Na Somália, primos legítimos se casam entre si. Globalmente, segundo a organização March of Dimes, índices de problemas no nascimento são mais altos em países árabes com casamentos entre parentes próximos. Porém, esses índices, nos somalianos, são moderados, e o autismo não fez parte desses estudos. De qualquer forma, muitos pais somalianos estão confusos e assustados. "É impossível ignorar", disse Hassan Samantar, defensor dos pais do Pacer Center, para crianças com deficiências. "Não havia palavra para essa situação no idioma somali. Vimos síndrome de Down e esquizofrenia, mas genericamente conceituados – nossa palavra é algo como 'doido'. As pessoas estão chamando o autismo de 'otismo' ou 'a doença americana'. Alguns dizem que a doença reflete algo que você ou seus pais fizeram, que a maldição está lhe pegando".

Muitos pais somalianos daqui não conseguem ler em inglês nem assistir à televisão americana, ele disse, então eles ouvem falar do o autismo pela primeira vez somente quando um pediatra sugere examinar uma criança. Alguns mandam suas crianças de volta para a Somália. "Eles dizem: 'Lá tem mais luz do sol, menos poluição, a comida é mais fresca, pois o animal foi abatido na mesma manhã'", disse Abdull. "Eles dizem: 'Meu filho não fala? Jogue-o no meio de vinte crianças que ele vai falar. As crianças vão incitá-lo até que ele fale'. Você sabe como as crianças correm por aí na África? As pessoas aqui são tão isoladas em seus apartamentos. Os pais pensam que dessa forma os filhos vão se recuperar da doença." Grupos antivacina notaram isso. Em novembro, J.B. Handley, fundador da Generation Rescue, defensora do tratamento de crianças autistas com dietas livres de trigo e derivados de leite, vitaminas e quelatos, para remover o mercúrio, escreveu uma carta aberta aos "Corajosos Pais Somalianos". Ele os alertou a não confiar no departamento de saúde pública e sugeriu a diminuição gradual das vacinas das crianças, além da solicitação das dispensas dos requerimentos de vacinas das escolas. Ele também ofereceu pagamento para alguns que frequentassem a conferência antivacina. O apelo teve efeito.
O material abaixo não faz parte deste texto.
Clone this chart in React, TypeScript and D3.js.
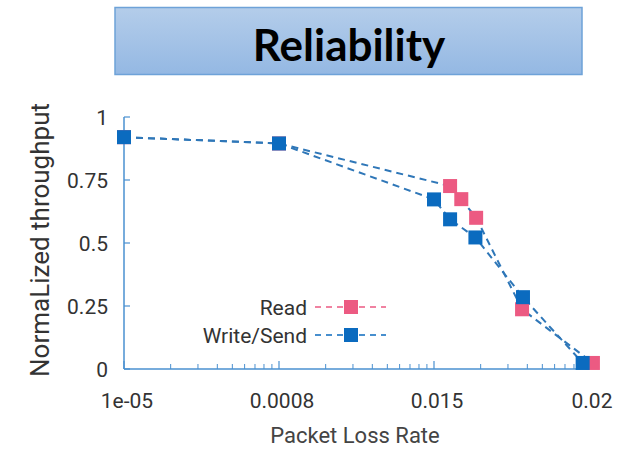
import React, { useEffect, useRef } from "react";
import * as d3 from "d3";

// x values are loss rates on a log axis, y values are normalized throughput
const readX = [1e-5, 1e-4, 1.27e-3, 1.5e-3, 1.87e-3, 3.7e-3, 1.06e-2];
const readY = [0.92, 0.895, 0.726, 0.674, 0.6, 0.237, 0.024];
const writeX = [1e-5, 1e-4, 1.0e-3, 1.27e-3, 1.85e-3, 3.75e-3, 9.1e-3];
const writeY = [0.92, 0.895, 0.673, 0.594, 0.522, 0.285, 0.024];

const xTickValues = [1e-5, 1e-4, 1e-3, 1e-2];
const xTickLabels = ["1e-05", "0.0008", "0.015", "0.02"];
const yTickValues = [0, 0.25, 0.5, 0.75, 1];
const yTickLabels = ["0", "0.25", "0.5", "0.75", "1"];

const seriesNames = ["Read", "Write/Send"];

const App = () => {
  const svgRef = useRef<SVGSVGElement | null>(null);

  useEffect(() => {
    if (!svgRef.current) return;
    const svg = d3.select(svgRef.current);
    svg.selectAll("*").remove();

    const axisColor = "#4a90d0";
    const lineColor = "#2f77b8";
    const pink = "#ec5a82";
    const blue = "#0b6bbf";
    const font = "Roboto, 'Noto Sans', sans-serif";

    // title banner
    const defs = svg.append("defs");
    const grad = defs
      .append("linearGradient")
      .attr("id", "banner")
      .attr("x1", 0)
      .attr("y1", 0)
      .attr("x2", 0)
      .attr("y2", 1);
    grad.append("stop").attr("offset", "0%").attr("stop-color", "#b4cdea");
    grad.append("stop").attr("offset", "100%").attr("stop-color", "#94b8e3");

    svg
      .append("rect")
      .attr("x", 115)
      .attr("y", 7.5)
      .attr("width", 467)
      .attr("height", 67)
      .attr("fill", "url(#banner)")
      .attr("stroke", "#6ea2d8")
      .attr("stroke-width", 1.5);

    svg
      .append("text")
      .attr("x", 349)
      .attr("y", 61)
      .attr("text-anchor", "middle")
      .style("font-family", "Lato, 'Open Sans', sans-serif")
      .style("font-weight", "bold")
      .style("font-size", "44px")
      .style("fill", "#000")
      .text("Reliability");

    const x = d3.scaleLog().domain([1e-5, 1e-2]).range([124, 589]);
    const y = d3.scaleLinear().domain([0, 1]).range([369, 117]);

    const g = svg.append("g");

    // axis lines
    g.append("line")
      .attr("x1", x(1e-5))
      .attr("x2", x(1e-5))
      .attr("y1", y(1))
      .attr("y2", y(0))
      .attr("stroke", axisColor)
      .attr("stroke-width", 1.5);
    g.append("line")
      .attr("x1", x(1e-5))
      .attr("x2", x(1e-2))
      .attr("y1", y(0))
      .attr("y2", y(0))
      .attr("stroke", axisColor)
      .attr("stroke-width", 1.5);

    // y ticks point inward
    g.selectAll(".ytick")
      .data(yTickValues)
      .enter()
      .append("line")
      .attr("x1", x(1e-5))
      .attr("x2", x(1e-5) + 6)
      .attr("y1", (d) => y(d))
      .attr("y2", (d) => y(d))
      .attr("stroke", axisColor)
      .attr("stroke-width", 1.2);

    g.selectAll(".ylabel")
      .data(yTickValues)
      .enter()
      .append("text")
      .attr("x", 108)
      .attr("y", (d) => y(d))
      .attr("dy", "0.36em")
      .attr("text-anchor", "end")
      .style("font-family", font)
      .style("font-size", "21px")
      .style("fill", "#333")
      .text((d, i) => yTickLabels[i]);

    // x ticks: log minor ticks, upward
    const minor: number[] = [];
    xTickValues.slice(0, -1).forEach((dec) => {
      for (let k = 2; k <= 9; k++) minor.push(dec * k);
    });
    g.selectAll(".xminor")
      .data(minor)
      .enter()
      .append("line")
      .attr("x1", (d) => x(d))
      .attr("x2", (d) => x(d))
      .attr("y1", y(0))
      .attr("y2", y(0) - 5)
      .attr("stroke", axisColor)
      .attr("stroke-width", 1);
    g.selectAll(".xmajor")
      .data(xTickValues)
      .enter()
      .append("line")
      .attr("x1", (d) => x(d))
      .attr("x2", (d) => x(d))
      .attr("y1", y(0))
      .attr("y2", y(0) - 8)
      .attr("stroke", axisColor)
      .attr("stroke-width", 1.2);

    g.selectAll(".xlabel")
      .data(xTickValues)
      .enter()
      .append("text")
      .attr("x", (d) => x(d) + 3)
      .attr("y", 408)
      .attr("text-anchor", "middle")
      .style("font-family", font)
      .style("font-size", "21px")
      .style("fill", "#333")
      .text((d, i) => xTickLabels[i]);

    // axis titles
    svg
      .append("text")
      .attr("x", 355)
      .attr("y", 443)
      .attr("text-anchor", "middle")
      .style("font-family", font)
      .style("font-size", "22px")
      .style("fill", "#444")
      .text("Packet Loss Rate");

    svg
      .append("text")
      .attr("transform", "translate(49, 240) rotate(-90)")
      .attr("text-anchor", "middle")
      .style("font-family", font)
      .style("font-size", "26px")
      .style("fill", "#333")
      .text("NormaLized throughput");

    // series
    const line = d3
      .line<[number, number]>()
      .x((d) => x(d[0]))
      .y((d) => y(d[1]));

    const readPts: [number, number][] = readX.map((v, i) => [v, readY[i]]);
    const writePts: [number, number][] = writeX.map((v, i) => [v, writeY[i]]);

    [readPts, writePts].forEach((pts) => {
      g.append("path")
        .attr("d", line(pts))
        .attr("fill", "none")
        .attr("stroke", lineColor)
        .attr("stroke-width", 2)
        .attr("stroke-dasharray", "7,5");
    });

    const size = 14;
    const drawMarkers = (pts: [number, number][], color: string) => {
      g.append("g")
        .selectAll("rect")
        .data(pts)
        .enter()
        .append("rect")
        .attr("x", (d) => x(d[0]) - size / 2)
        .attr("y", (d) => y(d[1]) - size / 2)
        .attr("width", size)
        .attr("height", size)
        .attr("fill", color);
    };
    drawMarkers(readPts, pink);
    drawMarkers(writePts, blue);

    // legend
    const legend = svg.append("g");
    const legendColors = [pink, blue];
    seriesNames.forEach((name, i) => {
      const ly = 307 + i * 28;
      legend
        .append("text")
        .attr("x", 307)
        .attr("y", ly)
        .attr("dy", "0.36em")
        .attr("text-anchor", "end")
        .style("font-family", font)
        .style("font-size", "21px")
        .style("fill", "#333")
        .text(name);
      legend
        .append("line")
        .attr("x1", 315)
        .attr("x2", 386)
        .attr("y1", ly)
        .attr("y2", ly)
        .attr("stroke", legendColors[i])
        .attr("stroke-width", 1.5)
        .attr("stroke-dasharray", "6,5");
      legend
        .append("rect")
        .attr("x", 351 - size / 2)
        .attr("y", ly - size / 2)
        .attr("width", size)
        .attr("height", size)
        .attr("fill", legendColors[i]);
    });
  }, []);

  return (
    <svg
      ref={svgRef}
      width={636}
      height={450}
      style={{ display: "block", position: "absolute", left: 0, top: 0 }}
    />
  );
};

export default App;
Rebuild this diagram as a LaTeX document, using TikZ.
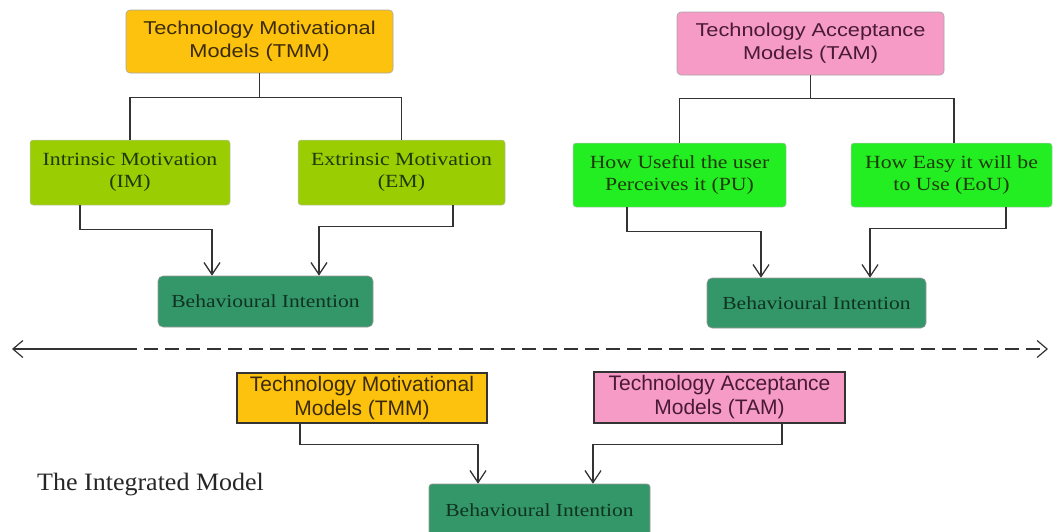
\documentclass[tikz,border=0pt]{standalone}
\usepackage{fontspec}
\setmainfont{Liberation Serif}
\newfontfamily\tsans[FakeStretch=1.17]{Liberation Sans}
\newfontfamily\tserif[FakeStretch=1.17]{Liberation Serif}
\newfontfamily\bsans{Liberation Sans}
\newfontfamily\bserif[FakeStretch=1.04]{Liberation Serif}
\usetikzlibrary{arrows.meta}
\definecolor{tmmcol}{HTML}{FDC20E}
\definecolor{tamcol}{HTML}{F59BC5}
\definecolor{imcol}{HTML}{9ACD02}
\definecolor{pucol}{HTML}{22EE22}
\definecolor{bicol}{HTML}{33976A}
\definecolor{linecol}{HTML}{333333}
\definecolor{tmmtxt}{HTML}{3B2B0A}
\definecolor{tamtxt}{HTML}{4A1A35}
\definecolor{imtxt}{HTML}{1E3A08}
\definecolor{bitxt}{HTML}{0F3320}
\tikzset{
  topbox/.style={rounded corners=4pt, draw=black!35, line width=0.6pt, inner sep=0pt, align=center,
    font=\tsans\fontsize{18.6}{22.7}\selectfont},
  greenbox/.style={rounded corners=3pt, draw=black!25, line width=0.5pt, inner sep=0pt, align=center,
    font=\tserif\fontsize{18.6}{22}\selectfont, text=imtxt},
  bibox/.style={rounded corners=5pt, fill=bicol, draw=black!40, line width=0.6pt, inner sep=0pt, align=center,
    font=\tserif\fontsize{18.4}{22}\selectfont, text=bitxt},
  botbox/.style={draw=linecol, line width=1.2pt, inner sep=0pt, align=center,
    font=\bsans\fontsize{21}{24}\selectfont},
  conn/.style={draw=linecol, line width=1.3pt},
  arr/.style={conn, -{Straight Barb[length=12pt,width=16pt,line width=1.3pt]}},
}
\begin{document}
\begin{tikzpicture}[x=1pt,y=-1pt]
\useasboundingbox (0,0) rectangle (1054,531);
\clip (0,0) rectangle (1054,531);
% top left tree
\node[topbox, fill=tmmcol, text=tmmtxt, minimum width=267pt, minimum height=63pt] (tmm) at (259.5,41.5)
  {Technology Motivational\\Models (TMM)};
\node[greenbox, fill=imcol, minimum width=200pt, minimum height=65pt] (im) at (130,172.5)
  {Intrinsic Motivation\\(IM)};
\node[greenbox, fill=imcol, minimum width=207pt, minimum height=65pt] (em) at (401.5,172.5)
  {Extrinsic Motivation\\(EM)};
\node[bibox, minimum width=215pt, minimum height=51pt] (bia) at (265.5,301.5) {Behavioural Intention};
% top right tree
\node[topbox, fill=tamcol, text=tamtxt, minimum width=267pt, minimum height=63pt] (tam) at (810.5,43.5)
  {Technology Acceptance\\Models (TAM)};
\node[greenbox, fill=pucol, minimum width=213pt, minimum height=64pt] (pu) at (679.5,175)
  {How Useful the user\\Perceives it (PU)};
\node[greenbox, fill=pucol, minimum width=201pt, minimum height=64pt] (eou) at (951.5,175)
  {How Easy it will be\\to Use (EoU)};
\node[bibox, minimum width=219pt, minimum height=50pt] (bib) at (816.5,303) {Behavioural Intention};
% connectors top
\draw[conn] (tmm.south) -- ++(0,24) -| (im.north);
\draw[conn] (tmm.south) -- ++(0,24) -| (em.north);
\draw[arr] ([xshift=-50pt]im.south) -- ++(0,24) -| ([xshift=-53.5pt]bia.north);
\draw[arr] ([xshift=51.5pt]em.south) -- ++(0,21) -| ([xshift=53.5pt]bia.north);
\draw[conn] (tam.south) -- ++(0,23) -| (pu.north);
\draw[conn] (tam.south) -- ++(0,23) -| ([xshift=2.5pt]eou.north);
\draw[arr] ([xshift=-52.5pt]pu.south) -- ++(0,24) -| ([xshift=-55.5pt]bib.north);
\draw[arr] ([xshift=54.5pt]eou.south) -- ++(0,21) -| ([xshift=53.5pt]bib.north);
% separator
\coordinate (lt) at (12,349);
\coordinate (ls) at (123,349);
\coordinate (rt) at (1048,349);
\draw[conn, line width=1.2pt, {Straight Barb[length=10pt,width=17pt,line width=1.2pt]}-] (lt) -- (ls);
\draw[conn, line width=1.2pt, dash pattern=on 14pt off 7pt, -{Straight Barb[length=10pt,width=17pt,line width=1.2pt]}] (ls) -- (rt);
% integrated model
\node[botbox, fill=tmmcol, text=tmmtxt, minimum width=250pt, minimum height=50pt] (tmmb) at (362,398)
  {Technology Motivational\\Models (TMM)};
\node[botbox, fill=tamcol, text=tamtxt, minimum width=251pt, minimum height=51pt] (tamb) at (719.5,397.5)
  {Technology Acceptance\\Models (TAM)};
\node[bibox, rounded corners=3pt, minimum width=221pt, minimum height=52pt] (bic) at (539.5,510) {Behavioural Intention};
\draw[arr] ([xshift=-62pt]tmmb.south) -- ++(0,21) -| ([xshift=-61.5pt]bic.north);
\draw[arr] ([xshift=62.5pt]tamb.south) -- ++(0,21) -| ([xshift=53.5pt]bic.north);
\node[anchor=base west, inner sep=0pt, font=\bserif\fontsize{25}{30}\selectfont, text=black!85] (lbl) at (37,490)
  {The Integrated Model};
\end{tikzpicture}
\end{document}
Muitos pais, incluindo os de Ayub, agora dizem que o autismo das crianças começou com convulsões iniciadas após as doses de vacinas. "As pessoas da comunidade somaliana foram atraídas por essa teoria, e muitas estão resistindo à imunização", disse McLellan. No entanto, existem também crianças como o garoto Shumsudin Warsame, de oito anos, que não fala mais de uma palavra de cada vez, corre em círculos e se autoinflige espetando canetas no rosto. Ele nasceu na Somália, cresceu no Egito e chegou aqui há seis meses. O menino começou a sofrer convulsões antes de completar um ano de idade, disse seu pai, Abdiasis, muito antes de tomar qualquer vacina. Para Warsame, encontrar algo para jogar a culpa não faz sentido. Pai solteiro, ele e Shumsudin estavam num centro de saúde esperando encontrar um abrigo de assistência em tempo parcial. "Tenho um amigo somaliano com três crianças portadoras de autismo, todas nascidas em Minnesota", disse Warsame. "Preciso de ajuda; todos nós precisamos. Não vejo muitas pessoas tentando nos ajudar. É melhor do que no Egito ou na Somália, mas não é o que esperávamos".